They also sold a weight-loss supplement pill purportedly containing Hoodia gordonii, a cactus-like plant found in southern Africa that supposedly could cause users to lose up to six pounds a week. The FTC charged that the claims were false and violated US federal law.

The network recruited spammers around the world to send billions of spam messages directing consumers to websites operated by an affiliate program called “Affking.”

It said some security researchers believe that at one time, nearly one-third of the world’s spam e-mail came from a network of compromised computers, often referred to as a ‘botnet,’ that sent spam promoting the defendants’ websites. Their enterprise included participants in Australia, New Zealand, China, India, Russia, Canada, and the United States.

Lance Atkinson and Jody Smith of Texas ran the operation along with four companies they control: Inet Ventures Pty Ltd., Tango Pay Inc., Click Fusion Inc., and TwoBucks Trading Limited.

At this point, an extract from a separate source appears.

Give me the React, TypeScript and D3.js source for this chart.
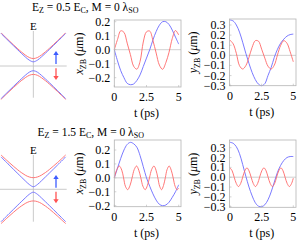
import React from 'react';
import * as d3 from 'd3';

const width = 297;
const height = 245;

// time grid (ps)
const tGrid = [0, 0.25, 0.5, 0.75, 1, 1.25, 1.5, 1.75, 2, 2.25, 2.5, 2.75, 3, 3.25, 3.5, 3.75, 4, 4.25, 4.5, 4.75, 5];

// Ez = 0.5 Ec
const xzbBlueTop = [0, -0.08, -0.15, -0.2, -0.24, -0.25, -0.245, -0.22, -0.18, -0.12, -0.06, 0.0, 0.07, 0.13, 0.175, 0.2, 0.2, 0.18, 0.14, 0.09, 0.04];
const xzbRedTop = [0, 0.073, 0.135, 0.124, 0.047, -0.035, -0.118, -0.139, -0.084, 0.055, 0.128, 0.133, 0.066, -0.024, -0.11, -0.14, -0.093, -0.018, 0.08, 0.137, 0.105];
const yzbBlueTop = [0.35, 0.34, 0.3, 0.23, 0.13, 0.02, -0.08, -0.17, -0.24, -0.285, -0.3, -0.28, -0.2, -0.12, -0.02, 0.06, 0.12, 0.16, 0.19, 0.205, 0.21];
const yzbRedTop = [0.15, 0.114, 0.02, -0.102, -0.135, -0.102, -0.019, 0.08, 0.145, 0.14, 0.061, -0.027, -0.107, -0.135, -0.097, 0.004, 0.098, 0.145, 0.12, 0.036, -0.064];

// Ez = 1.5 Ec
const xzbBlueBot = [0, 0.07, 0.14, 0.2, 0.24, 0.255, 0.245, 0.22, 0.16, 0.08, 0.0, -0.06, -0.115, -0.16, -0.19, -0.2, -0.195, -0.175, -0.14, -0.1, -0.05];
const xzbRedBotT = [0, 0.2, 0.39, 0.58, 0.72, 0.86, 1.04, 1.22, 1.38, 1.55, 1.73, 1.9, 2.06, 2.22, 2.4, 2.57, 2.73, 2.9, 3.08, 3.24, 3.38, 3.52, 3.67, 3.82, 3.96, 4.1, 4.26, 4.42, 4.57, 4.72, 4.88, 5];
const xzbRedBot = [0, 0.06, 0.085, 0.055, 0, -0.06, -0.085, -0.055, 0, 0.06, 0.085, 0.055, 0, -0.06, -0.085, -0.055, 0, 0.06, 0.085, 0.055, 0, -0.06, -0.085, -0.055, 0, 0.06, 0.085, 0.055, 0, -0.06, -0.085, -0.075];
const yzbBlueBot = [0.355, 0.345, 0.31, 0.24, 0.13, 0.01, -0.1, -0.19, -0.26, -0.295, -0.3, -0.28, -0.23, -0.15, -0.05, 0.05, 0.12, 0.17, 0.2, 0.21, 0.21];
const yzbRedBotT = [0, 0.17, 0.33, 0.5, 0.67, 0.84, 1.0, 1.17, 1.34, 1.5, 1.67, 1.84, 2.01, 2.18, 2.34, 2.51, 2.68, 2.85, 3.01, 3.18, 3.35, 3.52, 3.68, 3.85, 4.02, 4.19, 4.35, 4.52, 4.69, 4.86, 5];
const yzbRedBot = [0.095, 0.065, 0, -0.065, -0.095, -0.065, 0, 0.065, 0.095, 0.065, 0, -0.065, -0.095, -0.065, 0, 0.065, 0.095, 0.065, 0, -0.065, -0.095, -0.065, 0, 0.065, 0.095, 0.065, 0, -0.065, -0.095, -0.065, -0.01];

// band diagrams: k and E (arb. units)
const kGrid = [-1, -0.75, -0.5, -0.375, -0.25, -0.125, 0, 0.125, 0.25, 0.375, 0.5, 0.75, 1];
const bandBlueUpTop = [1.008, 0.761, 0.517, 0.397, 0.282, 0.18, 0.13, 0.18, 0.282, 0.397, 0.517, 0.761, 1.008];
const bandRedUpTop = [1.026, 0.784, 0.55, 0.44, 0.34, 0.262, 0.23, 0.262, 0.34, 0.44, 0.55, 0.784, 1.026];
const bandBlueLoTop = [-1.01, -0.764, -0.521, -0.402, -0.289, -0.191, -0.145, -0.191, -0.289, -0.402, -0.521, -0.764, -1.01];
const bandRedLoTop = [-1.033, -0.793, -0.563, -0.456, -0.362, -0.288, -0.26, -0.288, -0.362, -0.456, -0.563, -0.793, -1.033];
const bandBlueUpBot = [1.003, 0.754, 0.506, 0.383, 0.262, 0.148, 0.08, 0.148, 0.262, 0.383, 0.506, 0.754, 1.003];
const bandRedUpBot = [1.063, 0.832, 0.616, 0.52, 0.438, 0.381, 0.36, 0.381, 0.438, 0.52, 0.616, 0.832, 1.063];
const bandBlueLoBot = [-1.004, -0.755, -0.508, -0.386, -0.266, -0.154, -0.09, -0.154, -0.266, -0.386, -0.508, -0.755, -1.004];
const bandRedLoBot = [-1.063, -0.832, -0.616, -0.52, -0.438, -0.381, -0.36, -0.381, -0.438, -0.52, -0.616, -0.832, -1.063];

const xTicks = [0, 2.5, 5];
const xTickLabels = ['0', '2.5', '5'];
const xzbTicks = [-0.2, -0.1, 0, 0.1, 0.2];
const yzbTicks = [-0.3, -0.2, -0.1, 0, 0.1, 0.2, 0.3];

const RED = '#ff6868';
const BLUE = '#6a6aff';
const FRAME = '#b4b4b4';
const FONT = 'Liberation Serif, Times New Roman, serif';

const fmt = (v: number) => (v < 0 ? '\u2212' : '') + Math.abs(v).toFixed(1);

const TimePlot = ({ x0, x5, fx0, fx1, fy0, fy1, yDom, yRange, ticks, series, label, labelX }: any) => {
  const xScale = d3.scaleLinear().domain([0, 5]).range([x0, x5]);
  const yScale = d3.scaleLinear().domain(yDom).range(yRange);
  const line = d3.line<[number, number]>()
    .x(d => xScale(d[0]))
    .y(d => yScale(d[1]))
    .curve(d3.curveCatmullRom.alpha(0.5));
  const cy = (fy0 + fy1) / 2;
  return (
    <g>
      <line x1={fx0} x2={fx1} y1={yScale(0)} y2={yScale(0)} stroke="#c4c4c4" strokeWidth={0.8} />
      {series.map((s: any, i: number) => (
        <path key={i} d={line(s.t.map((t: number, j: number) => [t, s.v[j]]) as any) || ''}
          fill="none" stroke={s.color} strokeWidth={0.9} />
      ))}
      <rect x={fx0} y={fy0} width={fx1 - fx0} height={fy1 - fy0} fill="none" stroke={FRAME} strokeWidth={0.8} />
      {ticks.map((v: number) => (
        <g key={v}>
          <line x1={fx0} x2={fx0 + 2} y1={yScale(v)} y2={yScale(v)} stroke={FRAME} strokeWidth={0.6} />
          <text x={fx0 - 4} y={yScale(v) + 4} textAnchor="end" fontSize={12} fontFamily={FONT}>{fmt(v)}</text>
        </g>
      ))}
      {xTicks.map((v, i) => (
        <g key={v}>
          <line x1={xScale(v)} x2={xScale(v)} y1={fy1} y2={fy1 - 2} stroke={FRAME} strokeWidth={0.6} />
          <text x={xScale(v)} y={fy1 + 14} textAnchor="middle" fontSize={12} fontFamily={FONT}>{xTickLabels[i]}</text>
        </g>
      ))}
      <text x={(x0 + x5) / 2} y={fy1 + 30} textAnchor="middle" fontSize={12} fontFamily={FONT}>t (ps)</text>
      <text transform={`translate(${labelX},${cy}) rotate(-90)`} textAnchor="middle" fontSize={12} fontFamily={FONT}>
        <tspan fontStyle="italic">{label}</tspan>
        <tspan fontSize={8} dy={2.5}>ZB</tspan>
        <tspan dy={-2.5}> (</tspan>
        <tspan fontStyle="italic">μ</tspan>
        <tspan>m)</tspan>
      </text>
    </g>
  );
};

const Band = ({ cy, vTop, vBot, bands, arrowUp, arrowDown }: any) => {
  const xScale = d3.scaleLinear().domain([-1, 1]).range([1, 65.7]);
  const yScale = d3.scaleLinear().domain([-1, 1]).range([cy + 32.3, cy - 32.3]);
  const line = d3.line<[number, number]>()
    .x(d => xScale(d[0]))
    .y(d => yScale(d[1]))
    .curve(d3.curveCatmullRom.alpha(0.5));
  return (
    <g>
      <line x1={0} x2={66.7} y1={cy} y2={cy} stroke="#bdbdbd" strokeWidth={0.8} />
      <line x1={xScale(0)} x2={xScale(0)} y1={vTop} y2={vBot} stroke="#bdbdbd" strokeWidth={0.8} />
      <text x={xScale(0)} y={vTop - 1} textAnchor="middle" fontSize={11} fontFamily={FONT}>E</text>
      {bands.map((b: any, i: number) => (
        <path key={i} d={line(kGrid.map((k, j) => [k, b.v[j]]) as any) || ''} fill="none" stroke={b.color} strokeWidth={0.9} />
      ))}
      <line x1={56} x2={56} y1={arrowUp[0]} y2={arrowUp[1] + 3} stroke="#3c5cff" strokeWidth={1.3} />
      <path d={`M${53.3},${arrowUp[1] + 4} L56,${arrowUp[1]} L${58.7},${arrowUp[1] + 4} Z`} fill="#3c5cff" />
      <line x1={56} x2={56} y1={arrowDown[0]} y2={arrowDown[1] - 3} stroke="#ff5252" strokeWidth={1.3} />
      <path d={`M${53.3},${arrowDown[1] - 4} L56,${arrowDown[1]} L${58.7},${arrowDown[1] - 4} Z`} fill="#ff5252" />
    </g>
  );
};

const Title = ({ x, y, ez }: any) => (
  <text x={x} y={y} fontSize={11.5} fontFamily={FONT}>
    <tspan>E</tspan><tspan fontSize={8} dy={2}>Z</tspan>
    <tspan dy={-2}>{` = ${ez} E`}</tspan><tspan fontSize={8} dy={2}>C</tspan>
    <tspan dy={-2}>, M = 0 λ</tspan><tspan fontSize={8} dy={2}>SO</tspan>
  </text>
);

const App = () => {
  return (
    <svg width={width} height={height} style={{ position: 'fixed', left: 0, top: 0, background: '#fff' }}>
      <Title x={32} y={10.5} ez="0.5" />
      <Title x={37.5} y={136} ez="1.5" />

      <Band cy={66} vTop={31} vBot={97.7} arrowUp={[64, 51]} arrowDown={[68.3, 80]}
        bands={[
          { v: bandRedUpTop, color: RED }, { v: bandRedLoTop, color: RED },
          { v: bandBlueUpTop, color: BLUE }, { v: bandBlueLoTop, color: BLUE },
        ]} />
      <Band cy={189.3} vTop={155} vBot={221.7} arrowUp={[187.7, 175]} arrowDown={[191.7, 203.3]}
        bands={[
          { v: bandRedUpBot, color: RED }, { v: bandRedLoBot, color: RED },
          { v: bandBlueUpBot, color: BLUE }, { v: bandBlueLoBot, color: BLUE },
        ]} />

      <TimePlot x0={114.3} x5={178.7} fx0={114.3} fx1={181} fy0={20} fy1={87}
        yDom={[-0.2, 0.2]} yRange={[77.7, 21.7]} ticks={xzbTicks} label="x" labelX={83}
        series={[{ t: tGrid, v: xzbBlueTop, color: BLUE }, { t: tGrid, v: xzbRedTop, color: RED }]} />
      <TimePlot x0={230} x5={293.3} fx0={229.5} fx1={296} fy0={19} fy1={85.7}
        yDom={[-0.3, 0.3]} yRange={[85.7, 25]} ticks={yzbTicks} label="y" labelX={197}
        series={[{ t: tGrid, v: yzbBlueTop, color: BLUE }, { t: tGrid, v: yzbRedTop, color: RED }]} />
      <TimePlot x0={114.3} x5={178.7} fx0={114.3} fx1={181} fy0={140} fy1={206.7}
        yDom={[-0.2, 0.2]} yRange={[205.7, 150]} ticks={xzbTicks} label="x" labelX={83}
        series={[{ t: tGrid, v: xzbBlueBot, color: BLUE }, { t: xzbRedBotT, v: xzbRedBot, color: RED }]} />
      <TimePlot x0={230} x5={293.3} fx0={229.5} fx1={296} fy0={140} fy1={207.3}
        yDom={[-0.3, 0.3]} yRange={[206.7, 147.7]} ticks={yzbTicks} label="y" labelX={197}
        series={[{ t: tGrid, v: yzbBlueBot, color: BLUE }, { t: yzbRedBotT, v: yzbRedBot, color: RED }]} />
    </svg>
  );
};

export default App;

The FTC’s complaint alleges that both Atkinson and Smith are liable for the spamming. It holds Lance Atkinson responsible for all product claims, and Smith liable for claims made for the pharmaceutical products.

In June 2005, the FTC obtained a US$2.2 million judgment against Atkinson and another business partner for running a similar spam affiliate program that marketed herbal products.